* Given exercise
Reproduce the listing below without changes, except that pictures are left out.

begin Given material

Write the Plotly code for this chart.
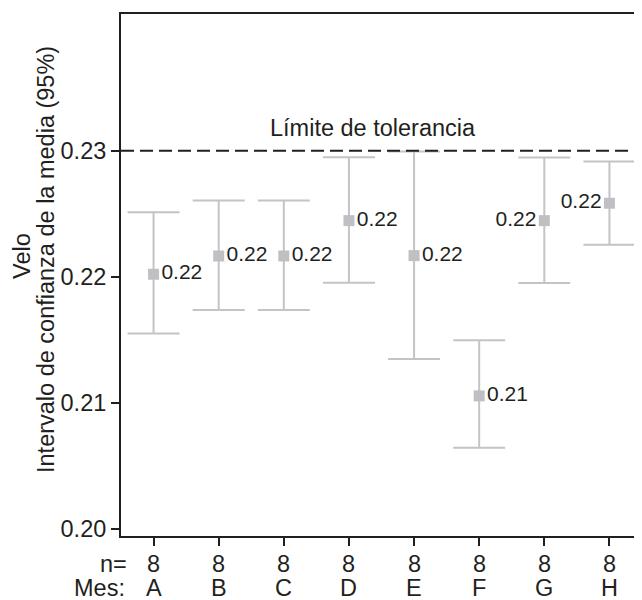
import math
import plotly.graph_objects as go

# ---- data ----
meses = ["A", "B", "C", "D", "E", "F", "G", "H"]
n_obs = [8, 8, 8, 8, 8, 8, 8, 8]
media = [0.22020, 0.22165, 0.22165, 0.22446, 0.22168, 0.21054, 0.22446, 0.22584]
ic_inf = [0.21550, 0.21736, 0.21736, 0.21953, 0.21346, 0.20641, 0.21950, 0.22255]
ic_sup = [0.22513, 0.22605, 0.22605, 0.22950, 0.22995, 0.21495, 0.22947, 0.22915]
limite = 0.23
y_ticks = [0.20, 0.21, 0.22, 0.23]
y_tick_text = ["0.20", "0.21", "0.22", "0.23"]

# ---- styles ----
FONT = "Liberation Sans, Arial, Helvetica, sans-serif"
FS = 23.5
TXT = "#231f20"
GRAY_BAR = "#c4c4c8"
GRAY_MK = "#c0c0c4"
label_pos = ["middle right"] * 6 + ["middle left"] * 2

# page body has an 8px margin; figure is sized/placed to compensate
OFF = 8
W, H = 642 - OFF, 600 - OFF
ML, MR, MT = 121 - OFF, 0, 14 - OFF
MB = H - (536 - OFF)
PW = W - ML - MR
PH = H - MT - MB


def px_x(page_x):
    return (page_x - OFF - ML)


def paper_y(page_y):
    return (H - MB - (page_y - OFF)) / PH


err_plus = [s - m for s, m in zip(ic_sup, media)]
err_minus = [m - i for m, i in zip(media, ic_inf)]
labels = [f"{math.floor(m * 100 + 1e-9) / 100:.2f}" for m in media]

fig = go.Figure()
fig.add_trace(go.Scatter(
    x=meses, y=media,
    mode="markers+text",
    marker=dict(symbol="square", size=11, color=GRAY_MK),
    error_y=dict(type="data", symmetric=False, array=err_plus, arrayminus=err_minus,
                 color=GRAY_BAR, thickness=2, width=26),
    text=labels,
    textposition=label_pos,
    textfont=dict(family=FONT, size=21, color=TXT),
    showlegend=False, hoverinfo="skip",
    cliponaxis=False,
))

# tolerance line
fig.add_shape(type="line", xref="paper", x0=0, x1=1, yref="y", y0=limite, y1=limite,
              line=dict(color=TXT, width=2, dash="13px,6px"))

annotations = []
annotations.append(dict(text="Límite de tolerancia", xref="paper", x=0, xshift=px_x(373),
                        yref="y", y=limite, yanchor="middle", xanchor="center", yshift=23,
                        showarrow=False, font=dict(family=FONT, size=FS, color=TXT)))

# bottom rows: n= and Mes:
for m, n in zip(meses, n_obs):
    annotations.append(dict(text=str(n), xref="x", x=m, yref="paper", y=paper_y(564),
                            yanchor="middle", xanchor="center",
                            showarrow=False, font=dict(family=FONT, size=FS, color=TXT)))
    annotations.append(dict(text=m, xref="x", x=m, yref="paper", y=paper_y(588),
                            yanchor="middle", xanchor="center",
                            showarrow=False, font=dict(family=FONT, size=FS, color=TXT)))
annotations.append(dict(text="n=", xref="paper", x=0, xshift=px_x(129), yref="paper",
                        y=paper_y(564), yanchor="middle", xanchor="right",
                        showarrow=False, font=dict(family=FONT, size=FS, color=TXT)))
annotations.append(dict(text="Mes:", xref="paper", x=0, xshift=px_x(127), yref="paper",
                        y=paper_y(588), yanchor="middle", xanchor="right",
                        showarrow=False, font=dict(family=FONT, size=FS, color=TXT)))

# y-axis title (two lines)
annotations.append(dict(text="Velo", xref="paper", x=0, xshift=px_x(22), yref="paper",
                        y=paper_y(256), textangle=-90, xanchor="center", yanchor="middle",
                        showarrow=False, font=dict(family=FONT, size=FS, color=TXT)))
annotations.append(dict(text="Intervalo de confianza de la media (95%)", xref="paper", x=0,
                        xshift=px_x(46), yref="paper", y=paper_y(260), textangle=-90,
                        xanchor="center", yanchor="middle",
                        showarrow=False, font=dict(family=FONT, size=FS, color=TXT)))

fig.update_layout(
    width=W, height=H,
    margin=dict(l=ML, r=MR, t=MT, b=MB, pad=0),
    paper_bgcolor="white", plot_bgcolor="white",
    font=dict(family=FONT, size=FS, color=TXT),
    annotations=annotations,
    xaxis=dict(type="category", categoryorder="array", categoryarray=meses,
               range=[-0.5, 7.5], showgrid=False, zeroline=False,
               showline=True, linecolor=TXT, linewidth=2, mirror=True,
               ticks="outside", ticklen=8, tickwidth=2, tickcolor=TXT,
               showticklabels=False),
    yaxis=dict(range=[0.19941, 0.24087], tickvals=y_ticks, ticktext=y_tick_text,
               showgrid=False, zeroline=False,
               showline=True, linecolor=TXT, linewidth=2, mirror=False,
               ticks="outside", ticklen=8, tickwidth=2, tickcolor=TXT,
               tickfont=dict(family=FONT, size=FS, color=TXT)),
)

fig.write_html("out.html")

end Given material

* Output of the task
Write the Plotly code for this chart.
import math
import plotly.graph_objects as go

# ---- data ----
meses = ["A", "B", "C", "D", "E", "F", "G", "H"]
n_obs = [8, 8, 8, 8, 8, 8, 8, 8]
media = [0.22020, 0.22165, 0.22165, 0.22446, 0.22168, 0.21054, 0.22446, 0.22584]
ic_inf = [0.21550, 0.21736, 0.21736, 0.21953, 0.21346, 0.20641, 0.21950, 0.22255]
ic_sup = [0.22513, 0.22605, 0.22605, 0.22950, 0.22995, 0.21495, 0.22947, 0.22915]
limite = 0.23
y_ticks = [0.20, 0.21, 0.22, 0.23]
y_tick_text = ["0.20", "0.21", "0.22", "0.23"]

# ---- styles ----
FONT = "Liberation Sans, Arial, Helvetica, sans-serif"
FS = 23.5
TXT = "#231f20"
GRAY_BAR = "#c4c4c8"
GRAY_MK = "#c0c0c4"
label_pos = ["middle right"] * 6 + ["middle left"] * 2

# page body has an 8px margin; figure is sized/placed to compensate
OFF = 8
W, H = 642 - OFF, 600 - OFF
ML, MR, MT = 121 - OFF, 0, 14 - OFF
MB = H - (536 - OFF)
PW = W - ML - MR
PH = H - MT - MB


def px_x(page_x):
    return (page_x - OFF - ML)


def paper_y(page_y):
    return (H - MB - (page_y - OFF)) / PH


err_plus = [s - m for s, m in zip(ic_sup, media)]
err_minus = [m - i for m, i in zip(media, ic_inf)]
labels = [f"{math.floor(m * 100 + 1e-9) / 100:.2f}" for m in media]

fig = go.Figure()
fig.add_trace(go.Scatter(
    x=meses, y=media,
    mode="markers+text",
    marker=dict(symbol="square", size=11, color=GRAY_MK),
    error_y=dict(type="data", symmetric=False, array=err_plus, arrayminus=err_minus,
                 color=GRAY_BAR, thickness=2, width=26),
    text=labels,
    textposition=label_pos,
    textfont=dict(family=FONT, size=21, color=TXT),
    showlegend=False, hoverinfo="skip",
    cliponaxis=False,
))

# tolerance line
fig.add_shape(type="line", xref="paper", x0=0, x1=1, yref="y", y0=limite, y1=limite,
              line=dict(color=TXT, width=2, dash="13px,6px"))

annotations = []
annotations.append(dict(text="Límite de tolerancia", xref="paper", x=0, xshift=px_x(373),
                        yref="y", y=limite, yanchor="middle", xanchor="center", yshift=23,
                        showarrow=False, font=dict(family=FONT, size=FS, color=TXT)))

# bottom rows: n= and Mes:
for m, n in zip(meses, n_obs):
    annotations.append(dict(text=str(n), xref="x", x=m, yref="paper", y=paper_y(564),
                            yanchor="middle", xanchor="center",
                            showarrow=False, font=dict(family=FONT, size=FS, color=TXT)))
    annotations.append(dict(text=m, xref="x", x=m, yref="paper", y=paper_y(588),
                            yanchor="middle", xanchor="center",
                            showarrow=False, font=dict(family=FONT, size=FS, color=TXT)))
annotations.append(dict(text="n=", xref="paper", x=0, xshift=px_x(129), yref="paper",
                        y=paper_y(564), yanchor="middle", xanchor="right",
                        showarrow=False, font=dict(family=FONT, size=FS, color=TXT)))
annotations.append(dict(text="Mes:", xref="paper", x=0, xshift=px_x(127), yref="paper",
                        y=paper_y(588), yanchor="middle", xanchor="right",
                        showarrow=False, font=dict(family=FONT, size=FS, color=TXT)))

# y-axis title (two lines)
annotations.append(dict(text="Velo", xref="paper", x=0, xshift=px_x(22), yref="paper",
                        y=paper_y(256), textangle=-90, xanchor="center", yanchor="middle",
                        showarrow=False, font=dict(family=FONT, size=FS, color=TXT)))
annotations.append(dict(text="Intervalo de confianza de la media (95%)", xref="paper", x=0,
                        xshift=px_x(46), yref="paper", y=paper_y(260), textangle=-90,
                        xanchor="center", yanchor="middle",
                        showarrow=False, font=dict(family=FONT, size=FS, color=TXT)))

fig.update_layout(
    width=W, height=H,
    margin=dict(l=ML, r=MR, t=MT, b=MB, pad=0),
    paper_bgcolor="white", plot_bgcolor="white",
    font=dict(family=FONT, size=FS, color=TXT),
    annotations=annotations,
    xaxis=dict(type="category", categoryorder="array", categoryarray=meses,
               range=[-0.5, 7.5], showgrid=False, zeroline=False,
               showline=True, linecolor=TXT, linewidth=2, mirror=True,
               ticks="outside", ticklen=8, tickwidth=2, tickcolor=TXT,
               showticklabels=False),
    yaxis=dict(range=[0.19941, 0.24087], tickvals=y_ticks, ticktext=y_tick_text,
               showgrid=False, zeroline=False,
               showline=True, linecolor=TXT, linewidth=2, mirror=False,
               ticks="outside", ticklen=8, tickwidth=2, tickcolor=TXT,
               tickfont=dict(family=FONT, size=FS, color=TXT)),
)

fig.write_html("out.html")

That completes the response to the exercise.